:: Short exercise ::
Any pictures should be left out; please print exactly the lines between the line with "Recreate this image" and the line with "font = dict(family='DejaVu", inclusive.

[Charts and diagrams as code]
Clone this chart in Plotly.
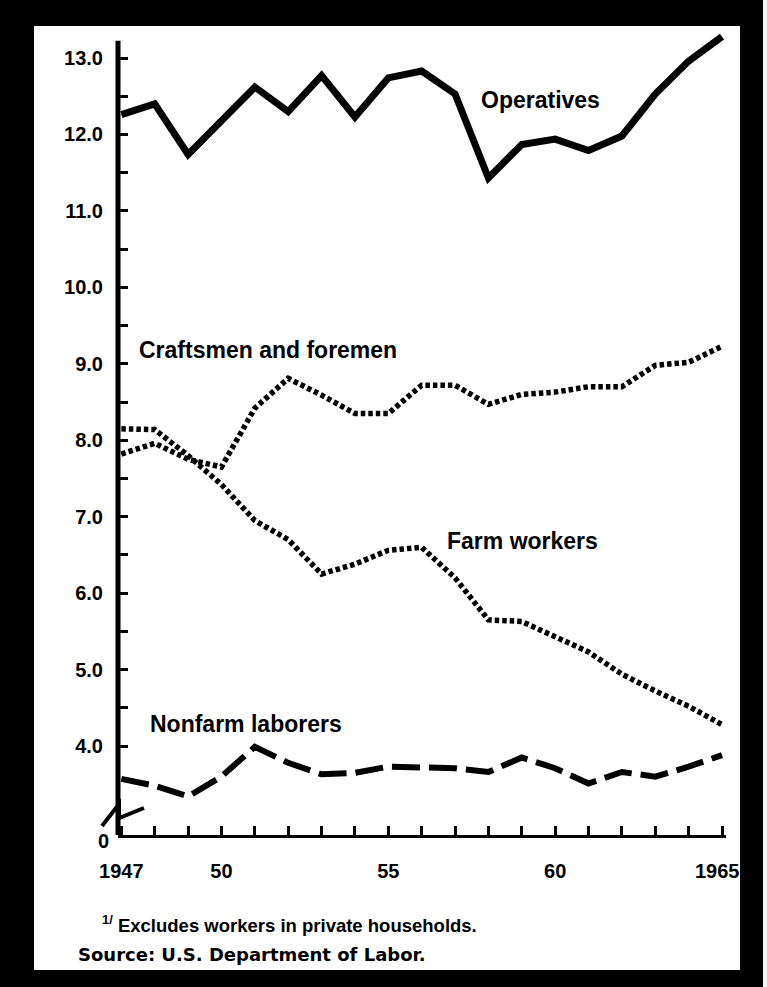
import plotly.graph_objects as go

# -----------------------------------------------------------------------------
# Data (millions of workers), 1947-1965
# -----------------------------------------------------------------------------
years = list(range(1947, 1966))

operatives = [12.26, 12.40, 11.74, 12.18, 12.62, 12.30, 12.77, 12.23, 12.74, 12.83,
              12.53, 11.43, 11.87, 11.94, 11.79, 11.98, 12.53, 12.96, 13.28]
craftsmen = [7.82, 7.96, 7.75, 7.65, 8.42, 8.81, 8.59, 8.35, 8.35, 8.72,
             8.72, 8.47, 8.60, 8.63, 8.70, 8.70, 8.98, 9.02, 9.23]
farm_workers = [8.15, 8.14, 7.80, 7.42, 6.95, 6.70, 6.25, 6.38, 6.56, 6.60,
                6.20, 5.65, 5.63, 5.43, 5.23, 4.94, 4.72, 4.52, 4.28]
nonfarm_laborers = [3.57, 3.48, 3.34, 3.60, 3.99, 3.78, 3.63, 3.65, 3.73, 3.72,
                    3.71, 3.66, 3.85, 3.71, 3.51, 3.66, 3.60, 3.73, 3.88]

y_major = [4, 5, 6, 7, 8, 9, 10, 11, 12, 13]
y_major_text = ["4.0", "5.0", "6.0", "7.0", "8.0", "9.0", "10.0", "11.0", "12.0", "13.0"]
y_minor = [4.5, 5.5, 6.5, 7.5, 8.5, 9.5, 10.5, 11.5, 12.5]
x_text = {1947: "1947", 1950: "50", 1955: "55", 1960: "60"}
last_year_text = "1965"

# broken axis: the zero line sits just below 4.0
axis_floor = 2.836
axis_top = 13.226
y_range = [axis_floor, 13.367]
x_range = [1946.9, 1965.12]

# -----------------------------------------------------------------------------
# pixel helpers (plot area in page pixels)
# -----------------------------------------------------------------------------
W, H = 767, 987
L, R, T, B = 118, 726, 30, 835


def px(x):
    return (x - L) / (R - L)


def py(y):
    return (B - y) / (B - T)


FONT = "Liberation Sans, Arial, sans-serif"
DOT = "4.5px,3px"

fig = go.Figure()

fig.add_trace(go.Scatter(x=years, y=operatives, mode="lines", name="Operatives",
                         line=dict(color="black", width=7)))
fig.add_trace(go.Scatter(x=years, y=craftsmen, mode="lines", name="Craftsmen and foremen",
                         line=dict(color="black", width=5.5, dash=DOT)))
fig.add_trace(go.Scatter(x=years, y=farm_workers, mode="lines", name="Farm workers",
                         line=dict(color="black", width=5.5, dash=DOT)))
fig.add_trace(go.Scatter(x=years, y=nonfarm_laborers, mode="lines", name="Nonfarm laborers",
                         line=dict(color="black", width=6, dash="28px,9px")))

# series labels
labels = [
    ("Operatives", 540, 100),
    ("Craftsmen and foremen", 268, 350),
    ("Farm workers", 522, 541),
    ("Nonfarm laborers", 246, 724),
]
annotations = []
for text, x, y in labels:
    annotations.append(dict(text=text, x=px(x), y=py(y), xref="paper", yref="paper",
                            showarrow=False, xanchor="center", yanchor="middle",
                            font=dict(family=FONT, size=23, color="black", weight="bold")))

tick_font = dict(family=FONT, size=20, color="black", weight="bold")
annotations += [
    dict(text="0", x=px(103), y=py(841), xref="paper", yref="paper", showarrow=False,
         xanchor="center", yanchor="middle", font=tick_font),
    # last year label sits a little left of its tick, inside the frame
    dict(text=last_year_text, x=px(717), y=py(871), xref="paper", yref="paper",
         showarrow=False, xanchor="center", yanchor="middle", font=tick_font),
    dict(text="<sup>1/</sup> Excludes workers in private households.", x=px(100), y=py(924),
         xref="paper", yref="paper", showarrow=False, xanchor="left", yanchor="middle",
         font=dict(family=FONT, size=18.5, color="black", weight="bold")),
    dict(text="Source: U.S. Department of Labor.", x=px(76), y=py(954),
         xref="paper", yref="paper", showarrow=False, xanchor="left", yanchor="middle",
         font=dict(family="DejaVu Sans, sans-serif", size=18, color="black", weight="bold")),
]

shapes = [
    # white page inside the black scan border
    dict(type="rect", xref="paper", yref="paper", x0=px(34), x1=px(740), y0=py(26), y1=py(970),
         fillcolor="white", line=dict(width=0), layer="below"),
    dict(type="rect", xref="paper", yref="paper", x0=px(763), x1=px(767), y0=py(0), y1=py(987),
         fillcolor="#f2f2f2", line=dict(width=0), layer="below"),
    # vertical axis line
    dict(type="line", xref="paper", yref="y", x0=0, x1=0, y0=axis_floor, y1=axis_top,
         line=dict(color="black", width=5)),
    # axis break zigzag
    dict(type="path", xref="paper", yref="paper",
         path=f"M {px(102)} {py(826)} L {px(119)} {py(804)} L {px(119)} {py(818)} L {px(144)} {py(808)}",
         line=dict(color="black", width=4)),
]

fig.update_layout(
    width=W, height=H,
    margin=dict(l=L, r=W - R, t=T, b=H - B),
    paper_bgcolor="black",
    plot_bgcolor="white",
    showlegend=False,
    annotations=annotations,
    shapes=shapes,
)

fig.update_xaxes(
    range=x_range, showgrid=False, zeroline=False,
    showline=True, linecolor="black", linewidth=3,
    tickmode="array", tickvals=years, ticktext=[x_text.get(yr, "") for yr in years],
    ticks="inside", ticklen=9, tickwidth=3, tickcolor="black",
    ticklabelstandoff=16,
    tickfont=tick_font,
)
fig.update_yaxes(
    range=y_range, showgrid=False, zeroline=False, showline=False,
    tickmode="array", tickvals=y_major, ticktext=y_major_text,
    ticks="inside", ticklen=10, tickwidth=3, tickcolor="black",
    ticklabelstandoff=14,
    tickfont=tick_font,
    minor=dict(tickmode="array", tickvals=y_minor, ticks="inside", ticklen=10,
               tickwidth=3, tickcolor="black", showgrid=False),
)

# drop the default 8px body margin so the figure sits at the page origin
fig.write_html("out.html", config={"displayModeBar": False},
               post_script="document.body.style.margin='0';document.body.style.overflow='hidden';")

...

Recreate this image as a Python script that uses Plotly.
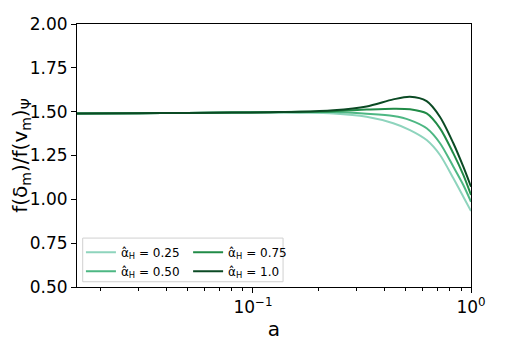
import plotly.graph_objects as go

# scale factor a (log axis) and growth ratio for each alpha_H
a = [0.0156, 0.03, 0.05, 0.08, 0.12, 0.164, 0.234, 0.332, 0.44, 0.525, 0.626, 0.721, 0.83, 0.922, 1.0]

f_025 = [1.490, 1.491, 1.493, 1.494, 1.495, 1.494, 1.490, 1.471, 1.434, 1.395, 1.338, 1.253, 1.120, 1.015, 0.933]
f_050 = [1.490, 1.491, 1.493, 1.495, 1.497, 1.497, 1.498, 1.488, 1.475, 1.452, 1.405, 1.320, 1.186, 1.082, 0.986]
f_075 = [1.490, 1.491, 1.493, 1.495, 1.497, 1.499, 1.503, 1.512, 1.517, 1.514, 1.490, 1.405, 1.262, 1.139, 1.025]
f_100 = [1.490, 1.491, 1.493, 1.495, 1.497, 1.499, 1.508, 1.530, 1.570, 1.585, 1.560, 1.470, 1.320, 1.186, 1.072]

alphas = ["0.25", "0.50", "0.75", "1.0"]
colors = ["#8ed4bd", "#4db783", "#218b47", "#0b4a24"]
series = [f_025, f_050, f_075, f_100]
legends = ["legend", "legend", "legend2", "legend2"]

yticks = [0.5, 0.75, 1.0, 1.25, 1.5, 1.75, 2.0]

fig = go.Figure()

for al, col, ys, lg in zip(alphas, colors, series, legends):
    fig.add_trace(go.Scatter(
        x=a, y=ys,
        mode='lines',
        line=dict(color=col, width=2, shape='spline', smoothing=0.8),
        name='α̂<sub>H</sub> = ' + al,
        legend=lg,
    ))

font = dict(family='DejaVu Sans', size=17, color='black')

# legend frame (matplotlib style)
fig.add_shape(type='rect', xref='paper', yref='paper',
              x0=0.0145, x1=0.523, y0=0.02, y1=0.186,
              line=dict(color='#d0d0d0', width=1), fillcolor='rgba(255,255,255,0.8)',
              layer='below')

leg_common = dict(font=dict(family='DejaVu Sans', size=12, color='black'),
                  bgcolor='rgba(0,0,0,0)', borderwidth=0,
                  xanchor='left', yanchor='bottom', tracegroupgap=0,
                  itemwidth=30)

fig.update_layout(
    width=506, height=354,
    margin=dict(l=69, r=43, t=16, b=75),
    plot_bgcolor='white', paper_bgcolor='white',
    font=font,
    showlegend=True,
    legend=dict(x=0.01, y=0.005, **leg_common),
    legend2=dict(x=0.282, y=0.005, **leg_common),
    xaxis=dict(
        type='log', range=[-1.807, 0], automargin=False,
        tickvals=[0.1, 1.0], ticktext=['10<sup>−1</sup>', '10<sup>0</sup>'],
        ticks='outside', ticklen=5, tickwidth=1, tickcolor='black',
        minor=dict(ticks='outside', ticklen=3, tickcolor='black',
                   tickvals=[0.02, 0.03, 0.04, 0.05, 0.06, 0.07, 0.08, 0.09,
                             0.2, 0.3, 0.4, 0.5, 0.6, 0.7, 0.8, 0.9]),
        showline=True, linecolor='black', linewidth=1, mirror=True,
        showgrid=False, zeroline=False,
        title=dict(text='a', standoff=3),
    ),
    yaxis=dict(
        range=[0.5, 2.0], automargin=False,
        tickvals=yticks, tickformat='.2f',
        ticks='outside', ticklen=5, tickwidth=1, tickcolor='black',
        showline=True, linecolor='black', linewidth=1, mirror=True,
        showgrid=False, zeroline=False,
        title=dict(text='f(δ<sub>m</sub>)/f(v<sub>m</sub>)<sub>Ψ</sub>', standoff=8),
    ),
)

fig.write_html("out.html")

:: Answer to this task ::
Recreate this image as a Python script that uses Plotly.
import plotly.graph_objects as go

# scale factor a (log axis) and growth ratio for each alpha_H
a = [0.0156, 0.03, 0.05, 0.08, 0.12, 0.164, 0.234, 0.332, 0.44, 0.525, 0.626, 0.721, 0.83, 0.922, 1.0]

f_025 = [1.490, 1.491, 1.493, 1.494, 1.495, 1.494, 1.490, 1.471, 1.434, 1.395, 1.338, 1.253, 1.120, 1.015, 0.933]
f_050 = [1.490, 1.491, 1.493, 1.495, 1.497, 1.497, 1.498, 1.488, 1.475, 1.452, 1.405, 1.320, 1.186, 1.082, 0.986]
f_075 = [1.490, 1.491, 1.493, 1.495, 1.497, 1.499, 1.503, 1.512, 1.517, 1.514, 1.490, 1.405, 1.262, 1.139, 1.025]
f_100 = [1.490, 1.491, 1.493, 1.495, 1.497, 1.499, 1.508, 1.530, 1.570, 1.585, 1.560, 1.470, 1.320, 1.186, 1.072]

alphas = ["0.25", "0.50", "0.75", "1.0"]
colors = ["#8ed4bd", "#4db783", "#218b47", "#0b4a24"]
series = [f_025, f_050, f_075, f_100]
legends = ["legend", "legend", "legend2", "legend2"]

yticks = [0.5, 0.75, 1.0, 1.25, 1.5, 1.75, 2.0]

fig = go.Figure()

for al, col, ys, lg in zip(alphas, colors, series, legends):
    fig.add_trace(go.Scatter(
        x=a, y=ys,
        mode='lines',
        line=dict(color=col, width=2, shape='spline', smoothing=0.8),
        name='α̂<sub>H</sub> = ' + al,
        legend=lg,
    ))

font = dict(family='DejaVu Sans', size=17, color='black')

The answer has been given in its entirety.